Okay. She’s only four, and I need to be realistic. I don’t know many preschoolers who are beacons of appreciation and humble gratitude. And maybe I’m being a tad dramatic myself – she usually is excited and happy about these things, but happened to be in a cranky mood that day. But come on! There was another recent weekend when I announced we were all going to the beach, she whined in response, “The beach AGAIN?”

YES. THE BEACH AGAIN. Sometimes people ask if I get bored of the beach, living in Hawaii. The answer is no. No, clear blue water and crystal white sand and tropical breezes and swaying palm trees never get boring. But perhaps they do if you grow up with them and it’s all you know. When I first moved here, I remember several of my local friends saying “I can’t wait to get off this rock.” I thought they were insane. Insane! But will my children grow up to feel the same way?

Image

^ This view to my kids, apparently: Oh sure, Mom. Yawn.

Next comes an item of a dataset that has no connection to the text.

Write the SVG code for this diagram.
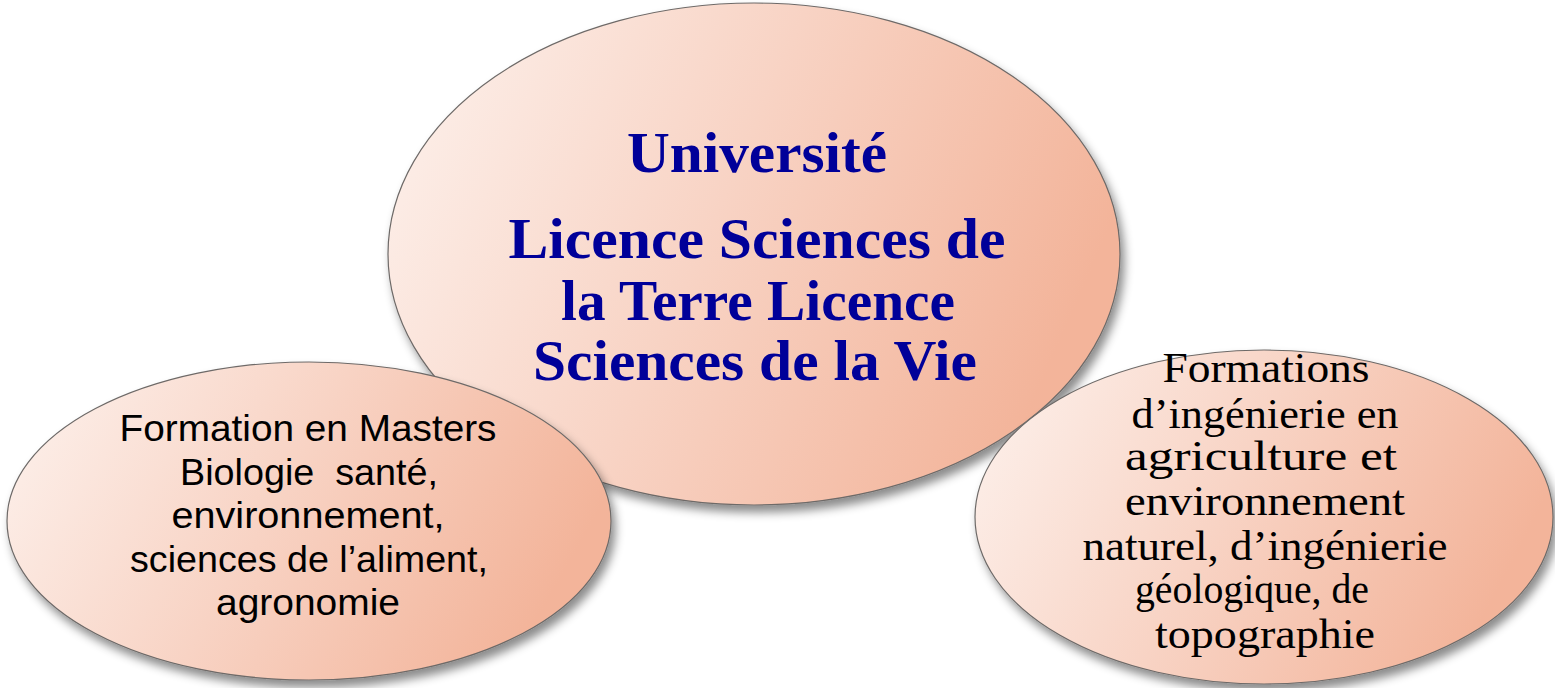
<svg xmlns="http://www.w3.org/2000/svg" width="1555" height="688" viewBox="0 0 1555 688">
<style>
.bubble{fill:url(#peach);stroke:#6e6a68;stroke-width:1.2;filter:url(#shadow)}
.main{font-family:"Liberation Serif","DejaVu Serif",serif;font-weight:bold;font-size:56px;fill:#000099;text-anchor:middle}
.left{font-family:"Liberation Sans","DejaVu Sans",sans-serif;font-size:36px;fill:#000;text-anchor:middle}
.right{font-family:"Liberation Serif","DejaVu Serif",serif;font-size:42px;fill:#000;text-anchor:middle}
</style>
<defs>
<linearGradient id="peach" x1="0" y1="0.1" x2="1" y2="0.4">
<stop offset="0" stop-color="#fdf1ec"/>
<stop offset="0.5" stop-color="#f8d3c4"/>
<stop offset="1" stop-color="#f3b49a"/>
</linearGradient>
<filter id="shadow" x="-10%" y="-10%" width="125%" height="130%">
<feDropShadow dx="4" dy="7" stdDeviation="5" flood-color="#000" flood-opacity="0.45"/>
</filter>
</defs>
<g id="node-universite">
<ellipse class="bubble" cx="754" cy="254" rx="366" ry="251"/>
<text class="main" x="757" y="172" textLength="260" lengthAdjust="spacingAndGlyphs">Université</text>
<text class="main" x="757" y="258" textLength="497" lengthAdjust="spacingAndGlyphs">Licence Sciences de</text>
<text class="main" x="758" y="320" textLength="394" lengthAdjust="spacingAndGlyphs">la Terre Licence</text>
<text class="main" x="755" y="380" textLength="444" lengthAdjust="spacingAndGlyphs">Sciences de la Vie</text>
</g>
<g id="node-masters">
<ellipse class="bubble" cx="309" cy="521" rx="302" ry="159"/>
<text class="left" x="308" y="441" textLength="377" lengthAdjust="spacingAndGlyphs">Formation en Masters</text>
<text class="left" x="309" y="485" textLength="258" lengthAdjust="spacingAndGlyphs" xml:space="preserve">Biologie  santé,</text>
<text class="left" x="308" y="528" textLength="273" lengthAdjust="spacingAndGlyphs">environnement,</text>
<text class="left" x="309" y="572" textLength="358" lengthAdjust="spacingAndGlyphs">sciences de l’aliment,</text>
<text class="left" x="308" y="615" textLength="184" lengthAdjust="spacingAndGlyphs">agronomie</text>
</g>
<g id="node-ingenierie">
<ellipse class="bubble" cx="1264" cy="517" rx="289" ry="167"/>
<text class="right" x="1266" y="382" textLength="207" lengthAdjust="spacingAndGlyphs">Formations</text>
<text class="right" x="1265" y="428" textLength="267" lengthAdjust="spacingAndGlyphs">d’ingénierie en</text>
<text class="right" x="1261" y="470" textLength="272" lengthAdjust="spacingAndGlyphs">agriculture et</text>
<text class="right" x="1265" y="515" textLength="280" lengthAdjust="spacingAndGlyphs">environnement</text>
<text class="right" x="1265" y="560" textLength="365" lengthAdjust="spacingAndGlyphs">naturel, d’ingénierie</text>
<text class="right" x="1252" y="603" textLength="234" lengthAdjust="spacingAndGlyphs">géologique, de</text>
<text class="right" x="1265" y="648" textLength="220" lengthAdjust="spacingAndGlyphs">topographie</text>
</g>
<g id="connectors"></g>
</svg>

^Me, bestowing wisdom to the ingrates.

Here’s the part where I feel sorry for myself

It’s been a horrible two weeks of caring for a sick baby, getting no sleep, missing a lot of work, and feeling like a half-ass mom and a half-ass employee. And now I need to bitch.

I know that “waahh, being a working mother is hard” is nothing new. But when it hits you hard, it hits you hard. It’s just a fact of life that during your busiest, most stressful times at work, the phone will ring and you get the dreaded call: your child is sick, and you need to go pick him up.

Your maternal instinct tells you to run there with arms open, swoop up your poor darling and nurse him back to health, like any decent child-rearin’ woman would do. Your employee instinct screams nooooooo, not today, any time but now! The meetings, the deadlines, the Very Important Project That Is Due Tomorrow! Suck it up, kid –  I just have too much shit to do.

But there is no choice. With your childless boss watching and judging, as you apologize profusely, you dump a pile of unfinished work on an unsuspecting coworker’s desk, and leave feeling even more stressed and guilty than before.

And then you pick up your poor, sick darling. Red, coughing, burning up, looking at you with sad, crusty eyes, and you think, my poor baby … and … I still need to reschedule that meeting, I still need to meet that deadline, I still need to finish that goddamn Very Important Project. So you hold your crying baby in one hand and do your best to take conference calls and return emails with the other. Shitty mom or shitty worker? I suppose I have years and years more of being mediocre at both.